Plotting code records

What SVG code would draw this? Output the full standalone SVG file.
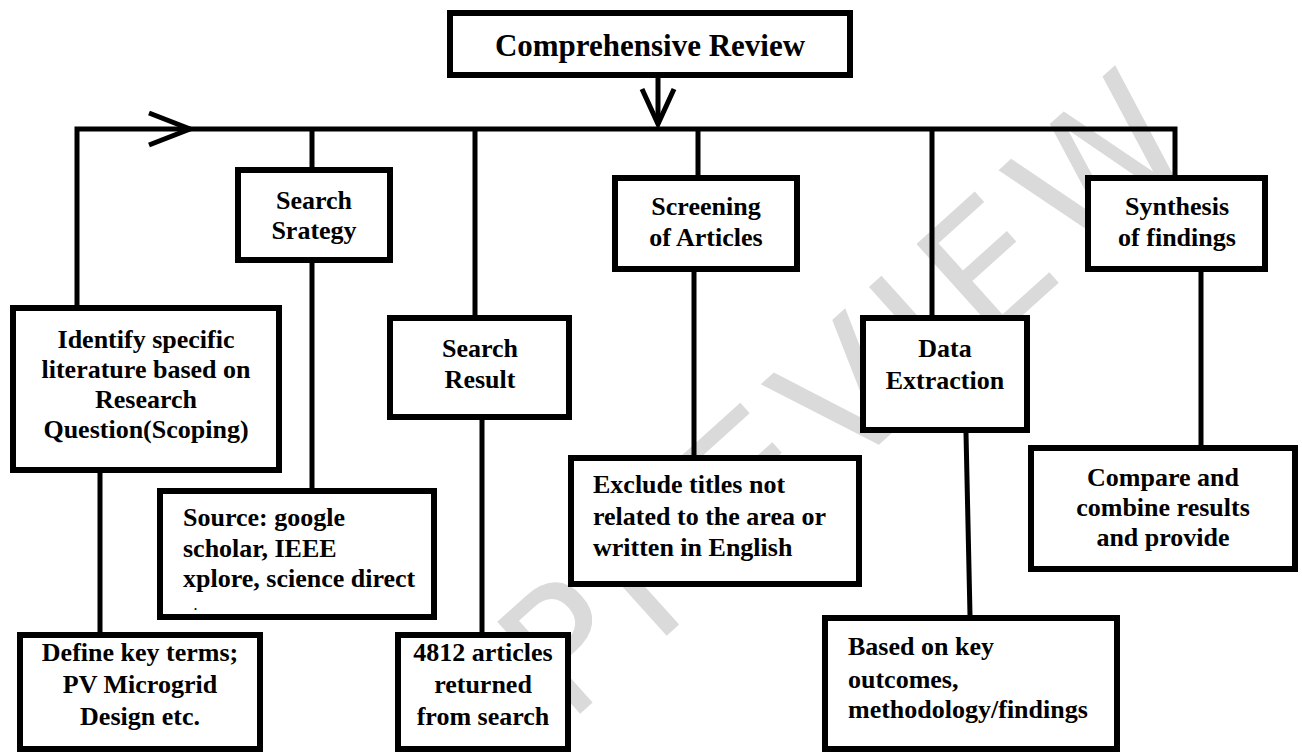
<svg xmlns="http://www.w3.org/2000/svg" width="1302" height="754" viewBox="0 0 1302 754">
<style>
.box{fill:#fff;stroke:#000;stroke-width:6}
.ln{fill:none;stroke:#000;stroke-width:5}
.t{font-family:"Liberation Serif","Times New Roman",serif;font-weight:bold;font-size:26px;fill:#000}
.c{text-anchor:middle}
.big{font-size:31px}
.wm{font-family:"DejaVu Sans",sans-serif;font-size:170px;letter-spacing:14px;fill:#dadada}
</style>
<rect width="1302" height="754" fill="#fff"/>
<text class="wm" text-anchor="middle" transform="translate(850,390) rotate(-42)" x="0" y="60">PREVIEW</text>
<g id="connectors">
<path class="ln" d="M77,305 V129 H1175 V175"/>
<path class="ln" d="M658,78 V124"/>
<polyline class="ln" stroke-width="8" points="642,89 658,124 674,89"/>
<polyline class="ln" stroke-width="7" points="149,113 190,129 149,145"/>
<path class="ln" d="M312,129 V167 M312,263 V488"/>
<path class="ln" d="M475,129 V315 M482,420 V632"/>
<path class="ln" d="M698,129 V175 M694,272 V455"/>
<path class="ln" d="M932,129 V315 M966,433 L970,615"/>
<path class="ln" d="M1201,272 V445"/>
<path class="ln" d="M100,473 V632"/>
</g>
<g id="comprehensive-review">
<rect class="box" x="450" y="13" width="400" height="62"/>
<text class="t c big" x="650" y="56">Comprehensive Review</text>
</g>
<g id="identify">
<rect class="box" x="13" y="308" width="266" height="162"/>
<text class="t c" x="146" y="348">Identify specific</text>
<text class="t c" x="146" y="378">literature based on</text>
<text class="t c" x="146" y="408">Research</text>
<text class="t c" x="146" y="438">Question(Scoping)</text>
</g>
<g id="search-strategy">
<rect class="box" x="238" y="170" width="152" height="90"/>
<text class="t c" x="314" y="209">Search</text>
<text class="t c" x="314" y="239">Srategy</text>
</g>
<g id="search-result">
<rect class="box" x="390" y="318" width="179" height="99"/>
<text class="t c" x="480" y="357">Search</text>
<text class="t c" x="480" y="388">Result</text>
</g>
<g id="screening">
<rect class="box" x="615" y="178" width="182" height="91"/>
<text class="t c" x="706" y="215">Screening</text>
<text class="t c" x="706" y="246">of Articles</text>
</g>
<g id="data-extraction">
<rect class="box" x="863" y="318" width="164" height="112"/>
<text class="t c" x="945" y="357">Data</text>
<text class="t c" x="945" y="389">Extraction</text>
</g>
<g id="synthesis">
<rect class="box" x="1088" y="178" width="177" height="91"/>
<text class="t c" x="1177" y="215">Synthesis</text>
<text class="t c" x="1177" y="246">of findings</text>
</g>
<g id="exclude">
<rect class="box" x="571" y="458" width="288" height="126"/>
<text class="t" x="593" y="493">Exclude titles not</text>
<text class="t" x="593" y="525">related to the area or</text>
<text class="t" x="593" y="556">written in English</text>
</g>
<g id="compare">
<rect class="box" x="1031" y="448" width="264" height="121"/>
<text class="t c" x="1163" y="486">Compare and</text>
<text class="t c" x="1163" y="516">combine results</text>
<text class="t c" x="1163" y="546">and provide</text>
</g>
<g id="source">
<rect class="box" x="160" y="491" width="274" height="126"/>
<text class="t" x="183" y="526">Source: google</text>
<text class="t" x="183" y="557">scholar, IEEE</text>
<text class="t" x="183" y="587">xplore, science direct</text>
<text class="t" x="194" y="610" style="font-size:12px">.</text>
</g>
<g id="define">
<rect class="box" x="20" y="635" width="240" height="114"/>
<text class="t c" x="140" y="661">Define key terms;</text>
<text class="t c" x="140" y="693">PV Microgrid</text>
<text class="t c" x="140" y="725">Design etc.</text>
</g>
<g id="articles">
<rect class="box" x="398" y="635" width="170" height="114"/>
<text class="t c" x="483" y="661">4812 articles</text>
<text class="t c" x="483" y="693">returned</text>
<text class="t c" x="483" y="725">from search</text>
</g>
<g id="based">
<rect class="box" x="825" y="618" width="292" height="131"/>
<text class="t" x="848" y="655">Based on key</text>
<text class="t" x="848" y="688">outcomes,</text>
<text class="t" x="848" y="718">methodology/findings</text>
</g>
</svg>
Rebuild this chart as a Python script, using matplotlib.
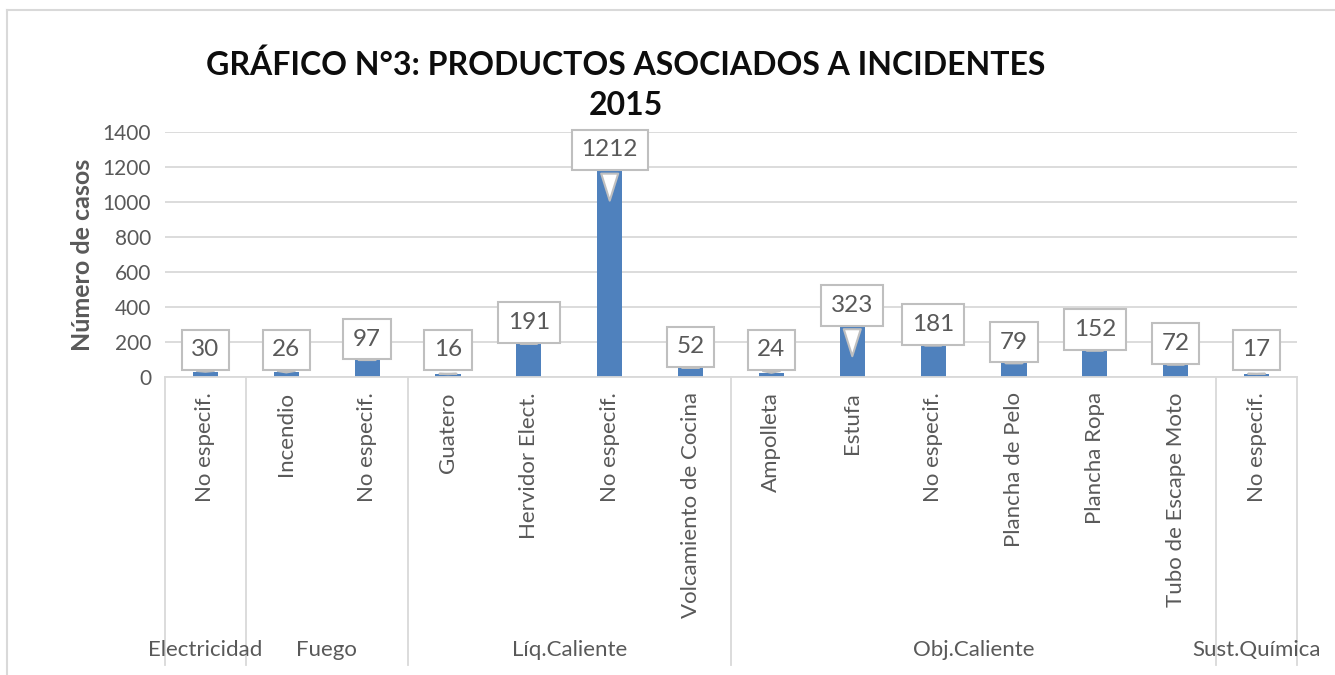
import matplotlib
matplotlib.use("Agg")
import matplotlib.pyplot as plt
from matplotlib import transforms
from matplotlib.lines import Line2D

# ---- data ----
groups = ["Electricidad", "Fuego", "Líq.Caliente", "Obj.Caliente", "Sust.Química"]
group_sizes = [1, 2, 4, 6, 1]
products = ["No especif.", "Incendio", "No especif.", "Guatero", "Hervidor Elect.",
            "No especif.", "Volcamiento de Cocina", "Ampolleta", "Estufa",
            "No especif.", "Plancha de Pelo", "Plancha Ropa", "Tubo de Escape Moto",
            "No especif."]
values = [30, 26, 97, 16, 191, 1212, 52, 24, 323, 181, 79, 152, 72, 17]
yticks = [0, 200, 400, 600, 800, 1000, 1200, 1400]

plt.rcParams['font.family'] = ['Lato', 'DejaVu Sans']
W, H = 1335, 675
fig = plt.figure(figsize=(W / 100, H / 100), dpi=100)
ax = fig.add_axes([165 / W, 1 - 377 / H, (1297 - 165) / W, (377 - 132) / H])

TXT = "#595959"
GRID = "#d9d9d9"
BAR = "#4f81bd"

x = list(range(len(values)))
ax.bar(x, values, width=0.31, color=BAR, zorder=2)
ax.set_xlim(-0.5, len(values) - 0.5)
ax.set_ylim(0, 1400)
ax.set_yticks(yticks)
ax.set_yticklabels([str(t) for t in yticks], fontsize=15, color=TXT)
ax.yaxis.grid(True, color=GRID, linewidth=1.3)
ax.set_axisbelow(True)
for s in ["left", "right", "top"]:
    ax.spines[s].set_visible(False)
ax.spines["bottom"].set_color(GRID)
ax.spines["bottom"].set_linewidth(1.3)
ax.tick_params(axis="y", length=0, pad=10)
ax.set_xticks(x)
ax.set_xticklabels(products, rotation=90, fontsize=16, color=TXT)
ax.tick_params(axis="x", length=0, pad=11)

ax.set_ylabel("Número de casos", fontsize=18, fontweight="bold", color=TXT, labelpad=6)

# group separators and labels
trans = transforms.blended_transform_factory(ax.transData, ax.transAxes)
ybot = -(665 - 377) / 245
bounds = [-0.5]
for n in group_sizes:
    bounds.append(bounds[-1] + n)
for b in bounds:
    ax.add_line(Line2D([b, b], [0, ybot], transform=trans, color=GRID,
                       linewidth=1.3, clip_on=False))
ygl = -(650 - 377) / 245
for g, a, b in zip(groups, bounds[:-1], bounds[1:]):
    ax.text((a + b) / 2, ygl, g, transform=trans, ha="center", va="center",
            fontsize=16, color=TXT)

# data callouts
px = 1400 / 245.0
for xi, v in zip(x, values):
    off = 15 if v > 300 else 21
    ty = max(v + off * px, 27 * px)
    tip = v - 220 if v > 300 else v
    ax.annotate(str(v), xy=(xi, tip), xytext=(xi, ty), textcoords="data",
                ha="center", va="center", fontsize=17.5, color=TXT, zorder=5,
                bbox=dict(boxstyle="square,pad=0.4", fc="white", ec="#bfbfbf", lw=1.5),
                arrowprops=dict(arrowstyle="wedge,tail_width=0.7,shrink_factor=0.5",
                                fc="white", ec="#bfbfbf", lw=1.5))

fig.text(626 / W, 1 - 85 / H, "GRÁFICO N°3: PRODUCTOS ASOCIADOS A INCIDENTES\n2015",
         ha="center", va="center", fontsize=23, fontweight="bold", color="#0d0d0d",
         linespacing=1.45)

# outer chart border
fig.add_artist(Line2D([7 / W, 1.0], [1 - 10 / H, 1 - 10 / H], transform=fig.transFigure,
                      color=GRID, linewidth=1.5))
fig.add_artist(Line2D([7 / W, 7 / W], [0, 1 - 10 / H], transform=fig.transFigure,
                      color=GRID, linewidth=1.5))

fig.savefig("out.png", dpi=100)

OBJECTIVE
Check every line of the records above for the string "chart" and say how many contain it, giving the number alone.

THE SOLUTION
2